PROBLEM =
Copy the data exactly from the line that contains "Write the Altair code for this chart." through the line that contains "labelOffset=2, rowPadding=35, labelLimit=400)", keeping both end lines and leaving out everything else.

INFORMATION GIVEN =
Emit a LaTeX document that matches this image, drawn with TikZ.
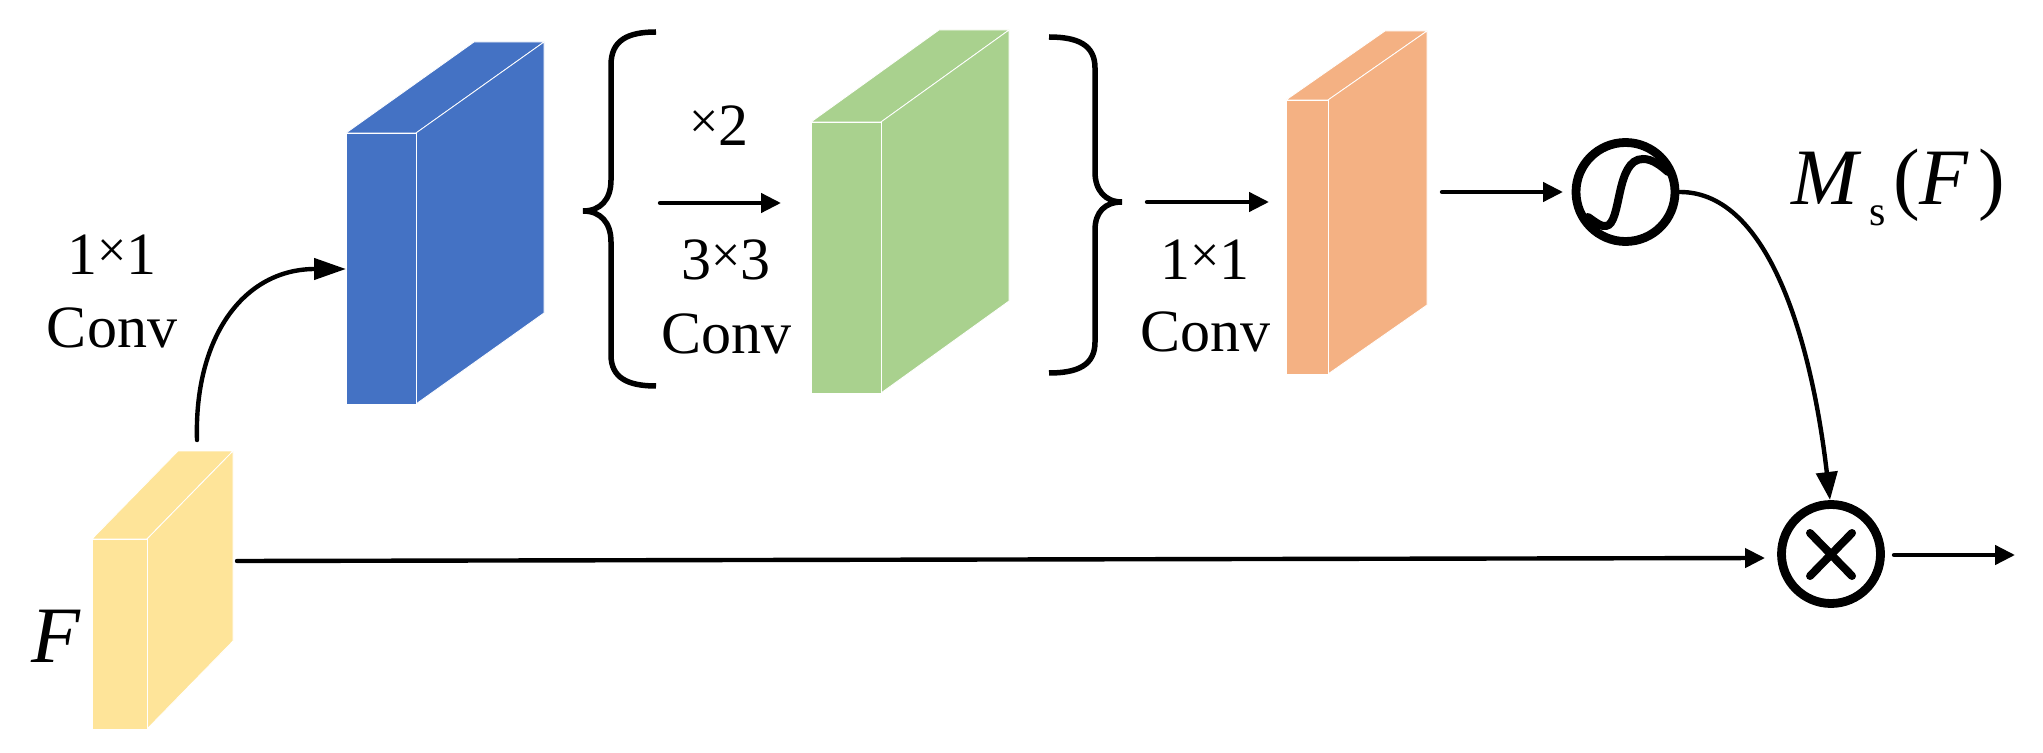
* * *
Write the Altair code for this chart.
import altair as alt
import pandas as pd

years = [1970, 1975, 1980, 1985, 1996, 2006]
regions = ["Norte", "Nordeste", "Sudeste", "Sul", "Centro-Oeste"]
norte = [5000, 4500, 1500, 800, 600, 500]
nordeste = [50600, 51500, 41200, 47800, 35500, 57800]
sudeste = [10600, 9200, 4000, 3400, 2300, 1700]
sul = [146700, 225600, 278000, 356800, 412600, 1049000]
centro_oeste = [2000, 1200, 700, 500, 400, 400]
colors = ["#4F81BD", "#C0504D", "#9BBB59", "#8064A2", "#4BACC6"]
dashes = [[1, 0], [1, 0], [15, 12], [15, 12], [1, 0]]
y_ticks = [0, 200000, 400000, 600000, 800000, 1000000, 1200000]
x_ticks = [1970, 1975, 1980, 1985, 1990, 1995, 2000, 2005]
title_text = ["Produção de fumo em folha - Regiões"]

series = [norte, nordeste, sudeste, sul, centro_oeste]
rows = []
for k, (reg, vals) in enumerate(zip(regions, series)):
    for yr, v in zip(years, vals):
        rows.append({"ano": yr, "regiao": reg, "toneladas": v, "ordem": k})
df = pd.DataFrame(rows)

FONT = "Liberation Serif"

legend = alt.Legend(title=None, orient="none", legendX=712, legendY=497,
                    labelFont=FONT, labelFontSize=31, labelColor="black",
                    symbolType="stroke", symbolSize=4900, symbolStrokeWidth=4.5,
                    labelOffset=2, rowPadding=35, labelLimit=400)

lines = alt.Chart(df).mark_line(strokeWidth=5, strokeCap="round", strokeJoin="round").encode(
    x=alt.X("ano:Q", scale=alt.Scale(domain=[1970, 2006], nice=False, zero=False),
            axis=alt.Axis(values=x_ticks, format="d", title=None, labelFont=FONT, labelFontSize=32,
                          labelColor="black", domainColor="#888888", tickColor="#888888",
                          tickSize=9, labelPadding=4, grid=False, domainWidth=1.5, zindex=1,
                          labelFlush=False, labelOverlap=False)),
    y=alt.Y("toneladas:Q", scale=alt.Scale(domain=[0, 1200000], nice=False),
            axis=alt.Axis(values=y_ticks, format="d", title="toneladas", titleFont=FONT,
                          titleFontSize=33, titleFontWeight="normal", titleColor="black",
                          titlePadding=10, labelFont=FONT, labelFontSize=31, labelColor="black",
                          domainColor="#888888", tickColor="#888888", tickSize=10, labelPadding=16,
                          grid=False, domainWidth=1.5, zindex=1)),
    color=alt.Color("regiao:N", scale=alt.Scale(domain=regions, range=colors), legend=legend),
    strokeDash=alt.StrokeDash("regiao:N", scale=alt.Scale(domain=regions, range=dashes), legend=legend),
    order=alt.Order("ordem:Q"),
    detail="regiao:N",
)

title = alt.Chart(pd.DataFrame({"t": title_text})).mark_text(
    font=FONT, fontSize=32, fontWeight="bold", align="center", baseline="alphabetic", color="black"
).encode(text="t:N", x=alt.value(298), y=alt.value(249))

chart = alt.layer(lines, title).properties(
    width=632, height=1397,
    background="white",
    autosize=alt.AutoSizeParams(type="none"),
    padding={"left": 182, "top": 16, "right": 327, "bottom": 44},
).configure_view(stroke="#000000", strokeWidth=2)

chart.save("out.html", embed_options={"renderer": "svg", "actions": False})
...
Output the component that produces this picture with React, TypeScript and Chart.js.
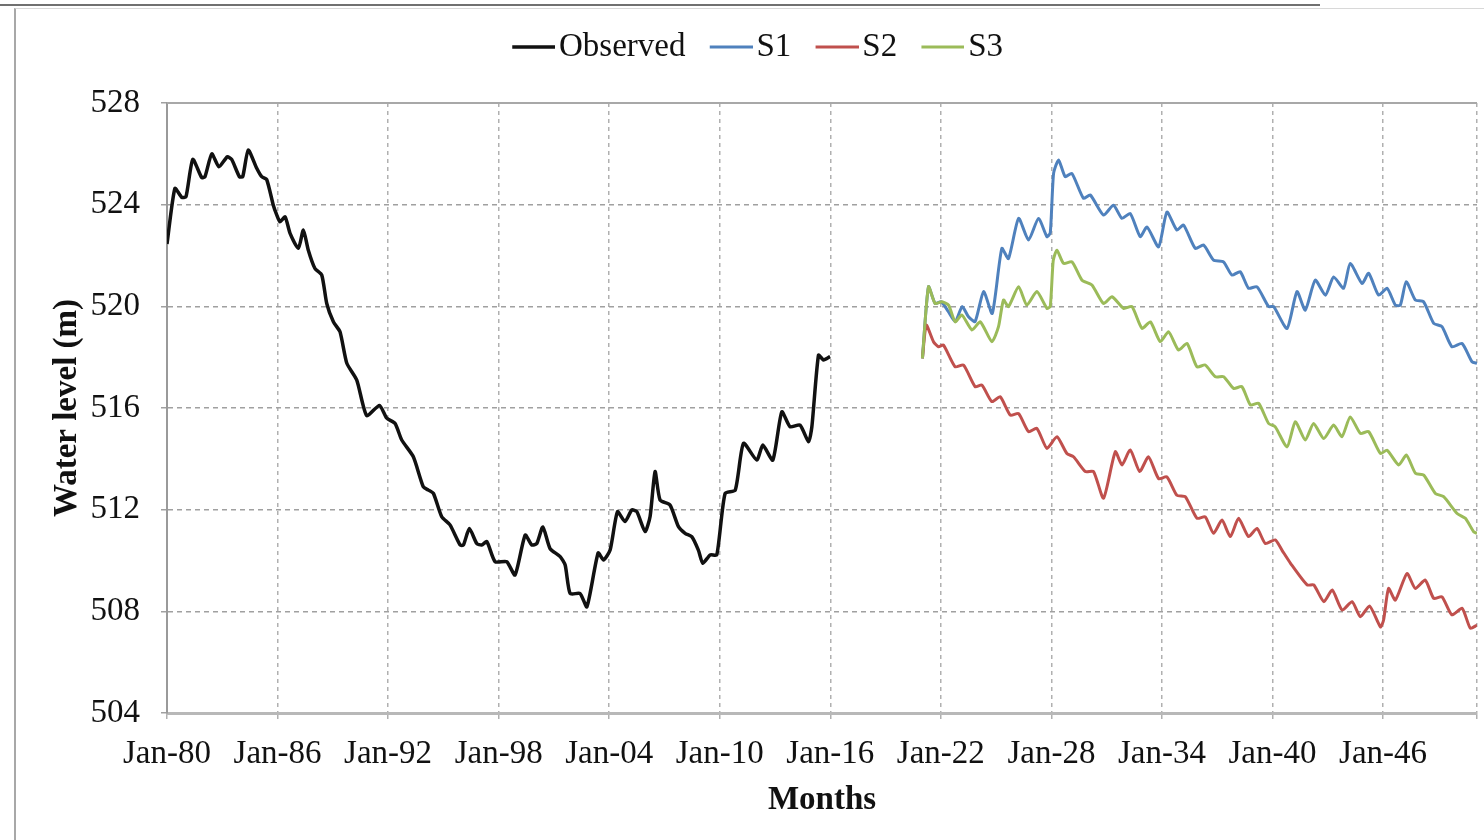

FINAL ANSWER =
Write the Altair code for this chart.
import altair as alt
import pandas as pd

years = [1970, 1975, 1980, 1985, 1996, 2006]
regions = ["Norte", "Nordeste", "Sudeste", "Sul", "Centro-Oeste"]
norte = [5000, 4500, 1500, 800, 600, 500]
nordeste = [50600, 51500, 41200, 47800, 35500, 57800]
sudeste = [10600, 9200, 4000, 3400, 2300, 1700]
sul = [146700, 225600, 278000, 356800, 412600, 1049000]
centro_oeste = [2000, 1200, 700, 500, 400, 400]
colors = ["#4F81BD", "#C0504D", "#9BBB59", "#8064A2", "#4BACC6"]
dashes = [[1, 0], [1, 0], [15, 12], [15, 12], [1, 0]]
y_ticks = [0, 200000, 400000, 600000, 800000, 1000000, 1200000]
x_ticks = [1970, 1975, 1980, 1985, 1990, 1995, 2000, 2005]
title_text = ["Produção de fumo em folha - Regiões"]

series = [norte, nordeste, sudeste, sul, centro_oeste]
rows = []
for k, (reg, vals) in enumerate(zip(regions, series)):
    for yr, v in zip(years, vals):
        rows.append({"ano": yr, "regiao": reg, "toneladas": v, "ordem": k})
df = pd.DataFrame(rows)

FONT = "Liberation Serif"

legend = alt.Legend(title=None, orient="none", legendX=712, legendY=497,
                    labelFont=FONT, labelFontSize=31, labelColor="black",
                    symbolType="stroke", symbolSize=4900, symbolStrokeWidth=4.5,
                    labelOffset=2, rowPadding=35, labelLimit=400)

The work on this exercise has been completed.